Между прогонами Аркадий садился за обработку. Лента со стенда ложилась на стол, придавленная по краям готовальней, и цифра с неё переходила в расчёт, а расчёт — в график на январь, который ждал Семихатов к среде. Работа шла сама, обдуманная наперёд ещё с осени, и от того, что шла сама, легче не делалось. Голова доводила пункт, а под пунктом не было уже ни азарта, ни тревоги — одна ровная тяга довести.
Пашка работал по другую сторону той же гонки; его участок был не стенд. Раз понадобилось свести сводку по смежному узлу — он принёс лист сам, но не сел и руки на стол не положил, как клал бы прежде; стоял, ждал стоя.
Аркадий провёл пальцем по графе.
— Сходится. Тут только во второй строке запас впритык.

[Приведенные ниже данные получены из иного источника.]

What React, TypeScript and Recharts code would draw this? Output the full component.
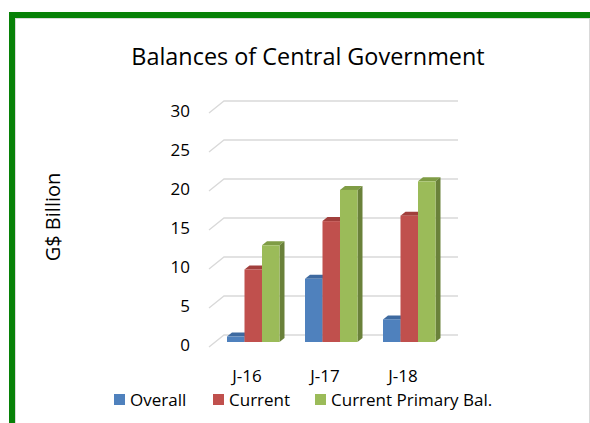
import React from "react";
import { BarChart, Bar, XAxis, YAxis, CartesianGrid } from "recharts";

// chart data
const periods = ["J-16", "J-17", "J-18"];
const overall = [0.7, 8.1, 2.9];
const current = [9.3, 15.5, 16.2];
const primary = [12.4, 19.5, 20.6];
const yTicks = [0, 5, 10, 15, 20, 25, 30];

const data = periods.map((p, i) => ({
  name: p,
  overall: overall[i],
  current: current[i],
  primary: primary[i],
}));

// depth of the 3D floor / back wall
const DEPTH_X = 15;
const DEPTH_Y = 12;
// where bars sit inside that depth, and the depth of each bar
const BAR_SHIFT_X = 5;
const BAR_SHIFT_Y = 5;
const BAR_DX = 5;
const BAR_DY = 4;

const FONT = "'Open Sans', sans-serif";

const make3DBar = (front: string, top: string, side: string) => (props: any) => {
  const { x, y, width, height } = props;
  if (width == null || height == null) return <g />;
  const x0 = x + BAR_SHIFT_X;
  const y0 = y - BAR_SHIFT_Y;
  const x1 = x0 + width;
  const y1 = y0 + height;
  return (
    <g>
      <polygon
        points={`${x0},${y0} ${x0 + BAR_DX},${y0 - BAR_DY} ${x1 + BAR_DX},${y0 - BAR_DY} ${x1},${y0}`}
        fill={top}
      />
      <polygon
        points={`${x1},${y0} ${x1 + BAR_DX},${y0 - BAR_DY} ${x1 + BAR_DX},${y1 - BAR_DY} ${x1},${y1}`}
        fill={side}
      />
      <rect x={x0} y={y0} width={width} height={height} fill={front} />
    </g>
  );
};

const gridLine = (p: any) => {
  const { x1, x2, y1 } = p;
  return (
    <path
      key={`g-${y1}`}
      d={`M${x1},${y1} L${x1 + DEPTH_X},${y1 - DEPTH_Y} L${x2 + DEPTH_X},${y1 - DEPTH_Y}`}
      stroke="#D9D9D9"
      strokeWidth={1.3}
      fill="none"
    />
  );
};

const YTick = (props: any) => {
  const { y, payload } = props;
  return (
    <text x={190} y={y + 4} textAnchor="end" fontSize={17} fill="#000" fontFamily={FONT}>
      {payload.value}
    </text>
  );
};

const XTick = (props: any) => {
  const { x, payload } = props;
  return (
    <text x={x - 1} y={382} textAnchor="middle" fontSize={17} fill="#000" fontFamily={FONT}>
      {payload.value}
    </text>
  );
};

const legendItems = [
  { label: "Overall", color: "#4F81BD", left: 114 },
  { label: "Current", color: "#C0504D", left: 213 },
  { label: "Current Primary Bal.", color: "#9BBB59", left: 315 },
];

export default function App() {
  return (
    <div
      style={{
        position: "fixed",
        left: 0,
        top: 0,
        width: 590,
        height: 423,
        overflow: "hidden",
        background: "#fff",
        fontFamily: FONT,
      }}
    >
      {/* green frame and the light chart border inside it */}
      <div
        style={{
          position: "absolute",
          left: 9,
          top: 12,
          width: 700,
          height: 600,
          borderTop: "6px solid #078107",
          borderLeft: "6px solid #078107",
        }}
      />
      <div
        style={{
          position: "absolute",
          left: 15,
          top: 18,
          width: 573,
          height: 600,
          border: "1px solid #D9D9D9",
        }}
      />

      <div
        style={{
          position: "absolute",
          left: 0,
          top: 44,
          width: 616,
          textAlign: "center",
          fontSize: 23.4,
          lineHeight: "24px",
          color: "#000",
        }}
      >
        Balances of Central Government
      </div>

      <div
        style={{
          position: "absolute",
          left: 53,
          top: 217,
          transform: "translate(-50%, -50%) rotate(-90deg)",
          whiteSpace: "nowrap",
          fontSize: 20,
          lineHeight: "22px",
          color: "#000",
        }}
      >
        G$ Billion
      </div>

      <div style={{ position: "absolute", left: 0, top: 0 }}>
        <BarChart
          width={590}
          height={423}
          data={data}
          barGap={0}
          barSize={17.5}
          margin={{ top: 113, right: 147, left: 149, bottom: 36 }}
        >
          <CartesianGrid vertical={false} horizontal={gridLine} />
          <XAxis
            dataKey="name"
            axisLine={false}
            tickLine={false}
            height={40}
            tick={<XTick />}
          />
          <YAxis
            domain={[0, 30]}
            ticks={yTicks}
            axisLine={false}
            tickLine={false}
            width={60}
            tick={<YTick />}
          />
          <Bar
            dataKey="overall"
            isAnimationActive={false}
            shape={make3DBar("#4F81BD", "#3E6AA0", "#395E8C")}
          />
          <Bar
            dataKey="current"
            isAnimationActive={false}
            shape={make3DBar("#C0504D", "#A13F3C", "#8E3835")}
          />
          <Bar
            dataKey="primary"
            isAnimationActive={false}
            shape={make3DBar("#9BBB59", "#7F9C45", "#6A813A")}
          />
        </BarChart>
      </div>

      {legendItems.map((it) => (
        <div
          key={it.label}
          style={{
            position: "absolute",
            left: it.left,
            top: 388,
            height: 22,
            display: "flex",
            alignItems: "center",
            whiteSpace: "nowrap",
            fontSize: 17,
            color: "#000",
          }}
        >
          <span
            style={{
              display: "inline-block",
              width: 11,
              height: 11,
              background: it.color,
              marginRight: 5,
            }}
          />
          {it.label}
        </div>
      ))}
    </div>
  );
}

— У меня везде впритык, — Пашка забрал лист, не дав договорить. — Это у тебя стенд да полночи на одну цифру. У нас попроще: считай да вози, без музыки.
В «без музыки» был холодок ровный — не вчерашний, лестничный, с размаху, а будничный, отстоявшийся, оттого и злее. Аркадий хотел было ответить, что стенд этот он выпрашивал с октября и выпросила его не заслуга, а третья разбитая машина; что «музыки» в его прогонах ровно столько же, сколько у Пашки в его расчётах, — и придержал. Слова легли бы не туда, Пашка перевернул бы их по-своему, и вышло бы только хуже.
Аркадий подвинул лист обратно через стол. Пашка взял и пошёл к себе, не обернувшись. Имени между ними так и не прозвучало — ни «Аркаш», ни даже «Ефремов». Год назад на этом самом месте было бы «Аркаш, гляди», и за стенкой общежития ждал бы баян, и сводку эту они свели бы вдвоём, переругиваясь и смеясь. Теперь — два инженера, сведённая графа и колючее слово про музыку, сказанное вслух и оставленное висеть.
Раз в два дня Аркадий ходил звонить. Телефона в семейном секторе не полагалось, и он звонил из приёмной, с дежурного аппарата, на общий аппарат общежития. Дежурный по приёмной знал его уже в лицо и молча подвигал аппарат через стол. Звонок по личному делу не поощрялся, но и не запрещался — если коротко и не в разгар дел. А разгар у Аркадия не кончался уже неделями, шёл сплошняком. Светлану звали к трубке. Пока её звали, в трубке шуршало и потрескивало, и слышен был чужой коридор за сто с лишним вёрст — шаги, дальний голос, стук открытой где-то двери; слышно было даже, как на том конце кладут трубку на тумбочку и идут за ней. Расстояние мерилось этим треском вернее, чем верстами.
— Аркаш? — Голос пришёл далёкий, утопленный в шорохе, будто из-под воды.
— Я, слышишь меня?
— Плохо слышно. Ты ел?
— В буфете брал.
Она что-то ответила, треск съел половину, и пришлось переспросить. У них в лаборатории, повторила она громче, с этого аврала житья нет: врачи погнали всех ночных на анализы — кровь, на бумажку «годен — не годен к ночным», — и пробирки идут к ней валом, она не успевает ни по штативам разносить, ни надписывать. По крови, говорит, ваш аврал виден лучше, чем по лицам: у половины показатели — как у загнанных лошадей, она такие раньше только в учебнике видела.